The widely accepted framework for addressing the deficit has been laid out in Simpson-Bowles: broaden the tax base, lower tax rates while being net revenue positive, reform entitlements, cut spending – and cut spending more than increase revenues.  I support the current Max Baucus D-MT/Dave Camp R-MI negotiations (Max Baucus soon to be replaced by Ron Wyden D-OR).

 

A couple specifics short of a more comprehensive Grand Bargain:  1.  The top tax bracket added in the last fiscal cliff resolution (or the one Bush tax cut not renewed) is an appropriate increase for revenue.  2.  The sequester cuts that congress has partially restored were not an unmanageable reduction in spending.  They were inefficient and onerous because they were across the board and not appropriately targeted.

3. Defense Spending

 

In our effort to cut government spending, the most productive places to look are where the most spending is. Those places are Medicare, Medicaid, Social Security, and defense.  Nearly one half of our discretionary spending goes to defense spending.  Anyone who is serious about reducing our deficits is serious about reducing defense spending.

 

Both democrats and republicans have their own lists of defense department waste.  Even John McCain has a long list of defense department waste he has been unable to do away with.  DOD bureaucracy is near the top of the lists.  More than half of active duty servicemen and women serve in offices and staffs.  Regarding weapons systems, the average time for all weapons procured by DOD is 22 years.  The F-35B  fighter is double its projected cost and rising (400 M ea.).  The Pentagon kept buying C-17 cargo planes until this year even though 5 secretaries of defense had said they didn’t want anymore.   The Air Force is currently buying C-27J cargo planes and simply mothballing them in the desert.  The DOD maintains more military bases than militarily justified.  But congressmen protect bases in their districts from closure by the Pentagon.

 

The U.S. spends as much on defense as the next nine highest defense spending countries in the world combined.

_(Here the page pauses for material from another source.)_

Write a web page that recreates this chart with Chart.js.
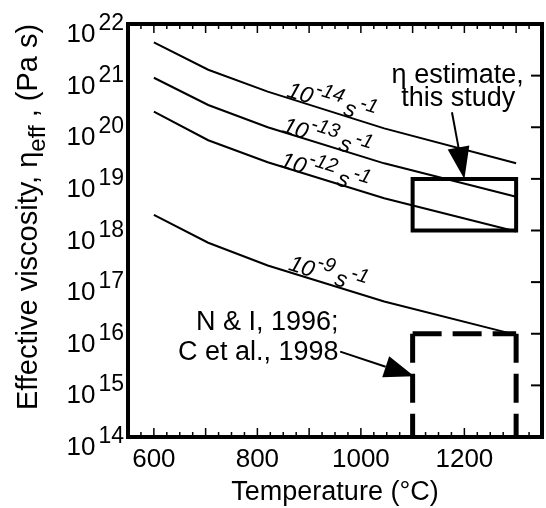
<!DOCTYPE html>
<html>
<head>
<meta charset="utf-8">
<script src="https://cdn.jsdelivr.net/npm/chart.js@4.4.1/dist/chart.umd.min.js"></script>
<style>
  html, body { margin: 0; padding: 0; background: #fff; }
  #wrap { width: 546px; height: 508px; }
</style>
</head>
<body>
<div id="wrap"><canvas id="chart" width="546" height="508"></canvas></div>
<script>
const FONT = '"Liberation Sans", Arial, sans-serif';

// curves: effective viscosity vs temperature for 4 strain rates
const temps = [600, 705, 820, 1045, 1300];
const eta14 = [4.4e21, 1.3e21, 4.9e20, 9.5e19, 2.0e19];
const eta13 = [9.1e20, 2.7e20, 1.0e20, 2.0e19, 4.5e18];
const eta12 = [2.0e20, 5.6e19, 2.1e19, 4.2e18, 9.6e17];
const eta9  = [2.0e18, 5.8e17, 2.1e17, 4.2e16, 9.5e15];

// estimate box (this study)
const boxT   = [1100, 1100, 1300, 1300, 1100];
const boxEta = [1e18, 1e19, 1e19, 1e18, 1e18];

// dashed box (N & I 1996; C et al. 1998)
const prevLeftT   = [1100, 1100];
const prevLeftEta = [1e16, 1e14];
const prevTopT    = [1100, 1300];
const prevTopEta  = [1e16, 1e16];
const prevRightT   = [1300, 1300];
const prevRightEta = [1e16, 1e14];

// axes
const xTickLabels = [600, 800, 1000, 1200];
const yTickExps = [14, 15, 16, 17, 18, 19, 20, 21, 22];

// strain rate labels on curves
const rateLabels = ['-14', '-13', '-12', '-9'];
const rateLabelT = [855, 846, 842, 858];
const rateLabelEta = [4.0e20, 8.3e19, 1.75e19, 1.75e17];

function pts(xs, ys) {
  return xs.map((x, i) => ({ x: x, y: ys[i] }));
}

function curve(ys) {
  return { data: pts(temps, ys), borderColor: '#000', borderWidth: 2, pointRadius: 0, tension: 0 };
}

function dashed(xs, ys) {
  return { data: pts(xs, ys), borderColor: '#000', borderWidth: 5, pointRadius: 0, borderDash: [29, 11] };
}

function arrow(ctx, x1, y1, x2, y2, len, half) {
  const a = Math.atan2(y2 - y1, x2 - x1);
  const bx = x2 - len * Math.cos(a), by = y2 - len * Math.sin(a);
  ctx.beginPath();
  ctx.moveTo(x1, y1);
  ctx.lineTo(bx, by);
  ctx.lineWidth = 2;
  ctx.stroke();
  ctx.beginPath();
  ctx.moveTo(x2, y2);
  ctx.lineTo(bx + half * Math.sin(a), by - half * Math.cos(a));
  ctx.lineTo(bx - half * Math.sin(a), by + half * Math.cos(a));
  ctx.closePath();
  ctx.fill();
}

const decorations = {
  id: 'decorations',
  afterDraw(chart) {
    const ctx = chart.ctx;
    const a = chart.chartArea;
    const xs = chart.scales.x, ys = chart.scales.y;
    ctx.save();
    ctx.strokeStyle = '#000';
    ctx.fillStyle = '#000';

    // frame
    ctx.lineWidth = 4;
    ctx.strokeRect(a.left, a.top, a.right - a.left, a.bottom - a.top);

    // inward ticks on top and bottom, every 25 with longer ones every 100
    ctx.lineWidth = 1.5;
    for (let t = 575; t < 1350; t += 25) {
      const px = xs.getPixelForValue(t);
      const len = t % 100 === 0 ? 9 : 5;
      ctx.beginPath();
      ctx.moveTo(px, a.top);
      ctx.lineTo(px, a.top + len);
      ctx.moveTo(px, a.bottom);
      ctx.lineTo(px, a.bottom - len);
      ctx.stroke();
    }
    // right axis ticks
    ctx.lineWidth = 2;
    yTickExps.forEach(e => {
      const py = ys.getPixelForValue(Math.pow(10, e));
      ctx.beginPath();
      ctx.moveTo(a.right, py);
      ctx.lineTo(a.right - 11, py);
      ctx.stroke();
    });

    // y tick labels 10^n
    ctx.textAlign = 'left';
    ctx.textBaseline = 'alphabetic';
    yTickExps.forEach(e => {
      const py = ys.getPixelForValue(Math.pow(10, e));
      ctx.font = '23px ' + FONT;
      const ew = ctx.measureText(String(e)).width;
      ctx.font = '26px ' + FONT;
      const bw = ctx.measureText('10').width;
      const right = 124;
      ctx.fillText('10', right - ew - 3 - bw, py + 18);
      ctx.font = '23px ' + FONT;
      ctx.fillText(String(e), right - ew, py + 6);
    });

    // x title
    ctx.font = '27px ' + FONT;
    ctx.textAlign = 'center';
    ctx.fillText('Temperature (\u00B0C)', (a.left + a.right) / 2, 500);

    // y title with subscript
    ctx.save();
    ctx.translate(37, 217);
    ctx.rotate(-Math.PI / 2);
    ctx.textAlign = 'left';
    const p1 = 'Effective viscosity, \u03B7', p2 = 'eff', p3 = ' , (Pa s)';
    ctx.font = '29px ' + FONT;
    const w1 = ctx.measureText(p1).width, w3 = ctx.measureText(p3).width;
    ctx.font = '24px ' + FONT;
    const w2 = ctx.measureText(p2).width;
    let x0 = -(w1 + w2 + w3) / 2;
    ctx.font = '29px ' + FONT;
    ctx.fillText(p1, x0, 0);
    ctx.font = '24px ' + FONT;
    ctx.fillText(p2, x0 + w1, 8);
    ctx.font = '29px ' + FONT;
    ctx.fillText(p3, x0 + w1 + w2, 0);
    ctx.restore();

    // strain rate labels along the curves
    rateLabels.forEach((r, i) => {
      const px = xs.getPixelForValue(rateLabelT[i]);
      const py = ys.getPixelForValue(rateLabelEta[i]);
      ctx.save();
      ctx.translate(px, py);
      ctx.rotate(18 * Math.PI / 180);
      ctx.textAlign = 'left';
      ctx.font = 'italic 23px ' + FONT;
      const bw = ctx.measureText('10').width;
      ctx.fillText('10', 0, 0);
      ctx.font = 'italic 20px ' + FONT;
      const rw = ctx.measureText(r).width;
      ctx.fillText(r, bw + 1, -11);
      ctx.font = 'italic 23px ' + FONT;
      const sw = ctx.measureText('s').width;
      ctx.fillText('s', bw + rw + 5, 0);
      ctx.font = 'italic 20px ' + FONT;
      ctx.fillText('-1', bw + rw + sw + 7, -11);
      ctx.restore();
    });

    // annotations
    ctx.font = '27px ' + FONT;
    ctx.textAlign = 'center';
    ctx.fillText('\u03B7 estimate,', xs.getPixelForValue(1187), ys.getPixelForValue(7.2e20));
    ctx.fillText('this study', xs.getPixelForValue(1188), ys.getPixelForValue(2.6e20));
    ctx.textAlign = 'right';
    ctx.fillText('N & I, 1996;', xs.getPixelForValue(957), ys.getPixelForValue(1.2e16));
    ctx.fillText('C et al., 1998', xs.getPixelForValue(957), ys.getPixelForValue(3.1e15));

    arrow(ctx, xs.getPixelForValue(1176), ys.getPixelForValue(1.95e20),
      xs.getPixelForValue(1200), ys.getPixelForValue(1e19), 32, 11);
    arrow(ctx, xs.getPixelForValue(960), ys.getPixelForValue(4.5e15),
      xs.getPixelForValue(1103), ys.getPixelForValue(1.5e15), 30, 11);

    ctx.restore();
  }
};

new Chart(document.getElementById('chart'), {
  type: 'line',
  data: {
    datasets: [
      curve(eta14),
      curve(eta13),
      curve(eta12),
      curve(eta9),
      { data: pts(boxT, boxEta), borderColor: '#000', borderWidth: 4, pointRadius: 0,
        borderCapStyle: 'square', borderJoinStyle: 'miter' },
      dashed(prevLeftT, prevLeftEta),
      dashed(prevTopT, prevTopEta),
      dashed(prevRightT, prevRightEta)
    ]
  },
  options: {
    responsive: false,
    animation: false,
    layout: { padding: { top: 24, right: 4, left: 0, bottom: 0 } },
    plugins: { legend: { display: false }, tooltip: { enabled: false } },
    scales: {
      x: {
        type: 'linear',
        min: 550,
        max: 1350,
        afterBuildTicks: s => { s.ticks = xTickLabels.map(v => ({ value: v })); },
        afterFit: s => { s.height = 71; },
        grid: { display: false, drawTicks: false },
        border: { display: false },
        ticks: { color: '#000', font: { family: FONT, size: 26 }, padding: 7, maxRotation: 0,
          callback: v => String(v) }
      },
      y: {
        type: 'logarithmic',
        min: 1e14,
        max: 1e22,
        afterFit: s => { s.width = 128; },
        grid: { display: false, drawTicks: false },
        border: { display: false },
        ticks: { display: false }
      }
    }
  },
  plugins: [decorations]
});
</script>
</body>
</html>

Every student in Econ 101 is presented with the guns or butter curve.  Every dollar you spend for guns is a dollar you can’t use somewhere else. Most people resolutely declare they want a strong military. Whatever that has meant in the past, those dollars are no longer an affordable military today. We need a new military paradigm.

 

4. The Deficit and War

 

In March of 2003 U.S. armed forces began military operations in Iraq.  Two months later the Republican Congress prepared to vote on an important tax measure.  Was it a tax increase to support the war, or an excise tax intended to sunset once hostilities ended?  No.  It was a tax cut, … a tax cut.

 

In terms of inflation adjusted dollars, the Iraq was the second costliest war in U.S. history: $823 billion in direct spending; in addition, $200 billion in interest to date on that debt, perhaps, $1 trillion over the next 40 years for those veterans’ health care and disability (both wars).

 

Some servicemen and women who have come home from active duty have commented that much of the country doesn’t seem very tuned in to their country’s involvement in Iraq and Afghanistan.  Maybe part of the reason is that it didn’t cost us anything. ( ….soldiers and their families, yes, our children, yes, but not us.  We got a tax break.)  Enacting a new health program with absolutely no designated funding source is one thing, but going to war without lifting a financial finger to pay for it is in a class of its own.